**Exercise**
Report every line from the material that contains the word "this".

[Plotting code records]

***

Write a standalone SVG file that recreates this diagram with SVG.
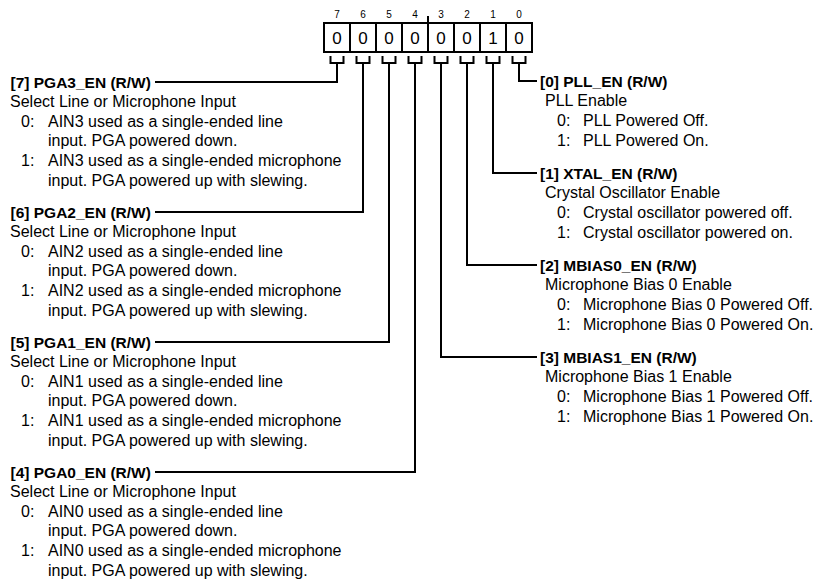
<svg xmlns="http://www.w3.org/2000/svg" width="819" height="584" viewBox="0 0 819 584">
<style>
  text { font-family: "Liberation Sans", Arial, sans-serif; fill: #000; }
  .bit { font-size: 10px; text-anchor: middle; }
  .val { font-size: 17px; text-anchor: middle; }
  .hd { font-size: 15.5px; font-weight: bold; }
  .tx { font-size: 16px; }
  .box { fill: #fff; stroke: #000; stroke-width: 2; }
  .ln { fill: none; stroke: #000; stroke-width: 2; }
</style>
<rect width="819" height="584" fill="#fff"/>

<g id="register">
  <text class="bit" x="337" y="18">7</text>
  <text class="bit" x="363" y="18">6</text>
  <text class="bit" x="389" y="18">5</text>
  <text class="bit" x="415" y="18">4</text>
  <text class="bit" x="441" y="18">3</text>
  <text class="bit" x="467" y="18">2</text>
  <text class="bit" x="493" y="18">1</text>
  <text class="bit" x="519" y="18">0</text>
  <line class="ln" x1="428" y1="16" x2="428" y2="23"/>
  <rect class="box" x="324" y="23" width="26" height="29"/>
  <rect class="box" x="350" y="23" width="26" height="29"/>
  <rect class="box" x="376" y="23" width="26" height="29"/>
  <rect class="box" x="402" y="23" width="26" height="29"/>
  <rect class="box" x="428" y="23" width="26" height="29"/>
  <rect class="box" x="454" y="23" width="26" height="29"/>
  <rect class="box" x="480" y="23" width="26" height="29"/>
  <rect class="box" x="506" y="23" width="26" height="29"/>
  <text class="val" x="337" y="44">0</text>
  <text class="val" x="363" y="44">0</text>
  <text class="val" x="389" y="44">0</text>
  <text class="val" x="415" y="44">0</text>
  <text class="val" x="441" y="44">0</text>
  <text class="val" x="467" y="44">0</text>
  <text class="val" x="493" y="44">1</text>
  <text class="val" x="519" y="44">0</text>
  <path class="ln" d="M330.5 56V63H343.5V56M356.5 56V63H369.5V56M382.5 56V63H395.5V56M408.5 56V63H421.5V56M434.5 56V63H447.5V56M460.5 56V63H473.5V56M486.5 56V63H499.5V56M512.5 56V63H525.5V56"/>
</g>

<g id="connectors">
  <path class="ln" d="M337 63V82H155"/>
  <path class="ln" d="M363 63V212H155"/>
  <path class="ln" d="M389 63V342H155"/>
  <path class="ln" d="M415 63V472H155"/>
  <path class="ln" d="M441 63V357H537"/>
  <path class="ln" d="M467 63V265H537"/>
  <path class="ln" d="M493 63V173H537"/>
  <path class="ln" d="M519 63V81H537"/>
</g>

<g id="field7">
  <text class="hd" x="10.5" y="87.5">[7] PGA3_EN (R/W)</text>
  <text class="tx" x="10" y="107.1">Select Line or Microphone Input</text>
  <text class="tx" x="21" y="126.7">0:</text>
  <text class="tx" x="48" y="126.7">AIN3 used as a single-ended line</text>
  <text class="tx" x="48" y="146.3">input. PGA powered down.</text>
  <text class="tx" x="21" y="165.9">1:</text>
  <text class="tx" x="48" y="165.9">AIN3 used as a single-ended microphone</text>
  <text class="tx" x="48" y="185.5">input. PGA powered up with slewing.</text>
</g>

<g id="field6">
  <text class="hd" x="10.5" y="217.5">[6] PGA2_EN (R/W)</text>
  <text class="tx" x="10" y="237.1">Select Line or Microphone Input</text>
  <text class="tx" x="21" y="256.7">0:</text>
  <text class="tx" x="48" y="256.7">AIN2 used as a single-ended line</text>
  <text class="tx" x="48" y="276.3">input. PGA powered down.</text>
  <text class="tx" x="21" y="295.9">1:</text>
  <text class="tx" x="48" y="295.9">AIN2 used as a single-ended microphone</text>
  <text class="tx" x="48" y="315.5">input. PGA powered up with slewing.</text>
</g>

<g id="field5">
  <text class="hd" x="10.5" y="347.5">[5] PGA1_EN (R/W)</text>
  <text class="tx" x="10" y="367.1">Select Line or Microphone Input</text>
  <text class="tx" x="21" y="386.7">0:</text>
  <text class="tx" x="48" y="386.7">AIN1 used as a single-ended line</text>
  <text class="tx" x="48" y="406.3">input. PGA powered down.</text>
  <text class="tx" x="21" y="425.9">1:</text>
  <text class="tx" x="48" y="425.9">AIN1 used as a single-ended microphone</text>
  <text class="tx" x="48" y="445.5">input. PGA powered up with slewing.</text>
</g>

<g id="field4">
  <text class="hd" x="10.5" y="477.5">[4] PGA0_EN (R/W)</text>
  <text class="tx" x="10" y="497.1">Select Line or Microphone Input</text>
  <text class="tx" x="21" y="516.7">0:</text>
  <text class="tx" x="48" y="516.7">AIN0 used as a single-ended line</text>
  <text class="tx" x="48" y="536.3">input. PGA powered down.</text>
  <text class="tx" x="21" y="555.9">1:</text>
  <text class="tx" x="48" y="555.9">AIN0 used as a single-ended microphone</text>
  <text class="tx" x="48" y="575.5">input. PGA powered up with slewing.</text>
</g>

<g id="field0">
  <text class="hd" x="540" y="86.5">[0] PLL_EN (R/W)</text>
  <text class="tx" x="545" y="106.3">PLL Enable</text>
  <text class="tx" x="557" y="126.1">0:</text>
  <text class="tx" x="583" y="126.1">PLL Powered Off.</text>
  <text class="tx" x="557" y="145.9">1:</text>
  <text class="tx" x="583" y="145.9">PLL Powered On.</text>
</g>

<g id="field1">
  <text class="hd" x="540" y="178.5">[1] XTAL_EN (R/W)</text>
  <text class="tx" x="545" y="198.3">Crystal Oscillator Enable</text>
  <text class="tx" x="557" y="218.1">0:</text>
  <text class="tx" x="583" y="218.1">Crystal oscillator powered off.</text>
  <text class="tx" x="557" y="237.9">1:</text>
  <text class="tx" x="583" y="237.9">Crystal oscillator powered on.</text>
</g>

<g id="field2">
  <text class="hd" x="540" y="270.5">[2] MBIAS0_EN (R/W)</text>
  <text class="tx" x="545" y="290.3">Microphone Bias 0 Enable</text>
  <text class="tx" x="557" y="310.1">0:</text>
  <text class="tx" x="583" y="310.1">Microphone Bias 0 Powered Off.</text>
  <text class="tx" x="557" y="329.9">1:</text>
  <text class="tx" x="583" y="329.9">Microphone Bias 0 Powered On.</text>
</g>

<g id="field3">
  <text class="hd" x="540" y="362.5">[3] MBIAS1_EN (R/W)</text>
  <text class="tx" x="545" y="382.3">Microphone Bias 1 Enable</text>
  <text class="tx" x="557" y="402.1">0:</text>
  <text class="tx" x="583" y="402.1">Microphone Bias 1 Powered Off.</text>
  <text class="tx" x="557" y="421.9">1:</text>
  <text class="tx" x="583" y="421.9">Microphone Bias 1 Powered On.</text>
</g>
</svg>
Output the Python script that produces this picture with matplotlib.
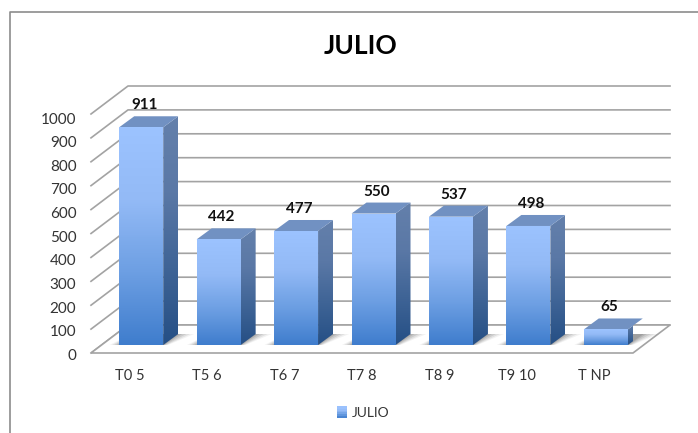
import numpy as np
import matplotlib
matplotlib.use("Agg")
import matplotlib.pyplot as plt
from matplotlib.colors import LinearSegmentedColormap
from matplotlib.legend_handler import HandlerBase
from matplotlib.lines import Line2D
from matplotlib.patches import Patch, Polygon, Rectangle
from matplotlib.transforms import Affine2D

categories = ["T0 5", "T5 6", "T6 7", "T7 8", "T8 9", "T9 10", "T NP"]
values = [911, 442, 477, 550, 537, 498, 65]
y_ticks = list(range(0, 1001, 100))

plt.rcParams["font.family"] = ["Lato", "DejaVu Sans"]

W, H = 698, 433
fig = plt.figure(figsize=(W / 100, H / 100), dpi=100)
# front plane of the 3D box: 91..633 px wide, 114..353 px from top
ax = fig.add_axes([91 / W, 1 - 353 / H, 542 / W, 239 / H])
ax.patch.set_visible(False)

PX_X = 542 / 7        # pixels per category
PX_Y = 239 / 1000     # pixels per value unit
BAR_W = 44 / PX_X
FLOOR_DX, FLOOR_DY = 37 / PX_X, 28 / PX_Y    # depth of the box
OFF_DX, OFF_DY = 11.5 / PX_X, 8 / PX_Y       # bar front, away from box front
BAR_DX, BAR_DY = 15 / PX_X, 11 / PX_Y        # depth of a bar

GRID = "#a3a3a3"
front_cmap = LinearSegmentedColormap.from_list(
    "front", ["#9cc3ff", "#93baf6", "#6d9fe3", "#3f7dcd"])
side_cmap = LinearSegmentedColormap.from_list(
    "side", ["#6480ab", "#5a78a6", "#3f6496", "#254f85"])
grad = np.linspace(0, 1, 128).reshape(-1, 1)

x0, x1 = -0.5, 6.5

# ── gridlines on side wall and back wall ──────────────────────────────
for t in y_ticks:
    ax.plot([x0, x0 + FLOOR_DX, x1 + FLOOR_DX],
            [t, t + FLOOR_DY, t + FLOOR_DY],
            color=GRID, lw=1.2, clip_on=False, zorder=1)

# floor
ax.add_patch(Polygon([(x0, 0), (x1, 0), (x1 + FLOOR_DX, FLOOR_DY), (x0 + FLOOR_DX, FLOOR_DY)],
                     closed=True, fc="white", ec=GRID, lw=1.2, clip_on=False, zorder=1.5))


def gradient_face(cmap, verts, zorder):
    xs, ys = zip(*verts)
    im = ax.imshow(grad, cmap=cmap, aspect="auto", extent=(min(xs), max(xs), min(ys), max(ys)),
                   zorder=zorder, interpolation="bilinear")
    clip = Polygon(verts, closed=True, transform=ax.transData)
    im.set_clip_path(clip)


# ── bars ──────────────────────────────────────────────────────────────
for i, v in enumerate(values):
    left = i + OFF_DX - BAR_W / 2
    right = left + BAR_W
    base = OFF_DY
    top = base + v

    # soft shadow on the floor
    for grow, a in [(16, 0.08), (12, 0.12), (8, 0.16), (4, 0.2), (1, 0.25)]:
        gx = grow / PX_X
        ax.add_patch(Polygon([(left - gx * 0.6, base), (right + gx * 0.3, base),
                              (right + BAR_DX + gx, base + BAR_DY),
                              (left + BAR_DX - gx * 0.2, base + BAR_DY)],
                             closed=True, fc="#606060", ec="none", alpha=a,
                             clip_on=False, zorder=2))

    gradient_face(front_cmap, [(left, base), (right, base), (right, top), (left, top)], 5)
    gradient_face(side_cmap, [(right, base), (right + BAR_DX, base + BAR_DY),
                              (right + BAR_DX, top + BAR_DY), (right, top)], 4)
    ax.add_patch(Polygon([(left, top), (right, top), (right + BAR_DX, top + BAR_DY),
                          (left + BAR_DX, top + BAR_DY)],
                         closed=True, fc="#7191c2", ec="none", clip_on=False, zorder=4))

    ax.annotate(str(v), (i + OFF_DX, top), xytext=(3, 22), textcoords="offset pixels",
                ha="center", va="center", fontsize=11, fontweight="bold",
                color="#111111", zorder=6, annotation_clip=False)

ax.set_xlim(x0, x1)
ax.set_ylim(0, 1000)
ax.set_xticks(range(len(categories)), categories)
ax.set_yticks(y_ticks)
ax.tick_params(axis="both", length=0, labelsize=10.5, labelcolor="#333333")
ax.tick_params(axis="y", labelsize=11, pad=10.5)
ax.tick_params(axis="x", pad=11.5)
# the value labels in the reference sit on a slightly tighter spacing than the gridlines
for t, lab in zip(y_ticks, ax.get_yticklabels()):
    lab.set_transform(lab.get_transform() + Affine2D().translate(0, -1.5 - 2.5 * t / 1000))
for s in ax.spines.values():
    s.set_visible(False)

fig.text(361 / W, 1 - 46 / H, "JULIO", ha="center", va="center",
         fontsize=19, fontweight="bold", color="black")


# ── legend with a small gradient swatch ───────────────────────────────
class GradientSwatch(HandlerBase):
    def create_artists(self, legend, orig, xd, yd, width, height, fontsize, trans):
        n = 6
        return [Rectangle((-xd, -yd + height * k / n), width, height / n + 0.3,
                          fc=front_cmap(1 - (k + 0.5) / n), ec="none", transform=trans)
                for k in range(n)]


proxy = Patch(label="JULIO")
fig.legend(handles=[proxy], handler_map={proxy: GradientSwatch()},
           loc="center", bbox_to_anchor=(363 / W, 1 - 413 / H), frameon=False,
           fontsize=10, labelcolor="#333333", handlelength=0.7, handleheight=0.9,
           handletextpad=0.35)

# chart border, only top and left inside the crop
fig.add_artist(Line2D([10 / W, 10 / W, 1], [0, 1 - 12 / H, 1 - 12 / H], color="#8c8c8c", lw=1.2))

fig.savefig("out.png", dpi=100)
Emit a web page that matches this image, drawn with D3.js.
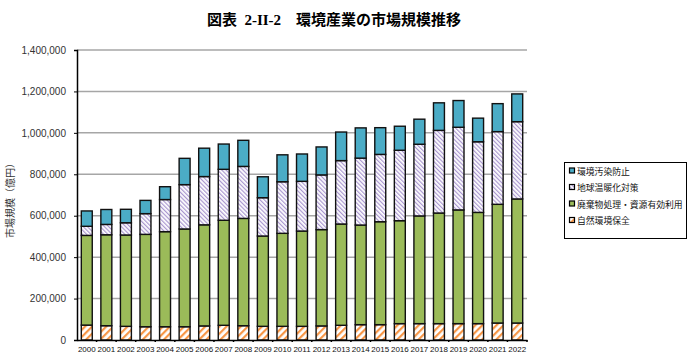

***

**Written answer**
Write a standalone SVG file that recreates this diagram with SVG.
Output the Python script that produces this picture with matplotlib.
Emit a web page that matches this image, drawn with D3.js.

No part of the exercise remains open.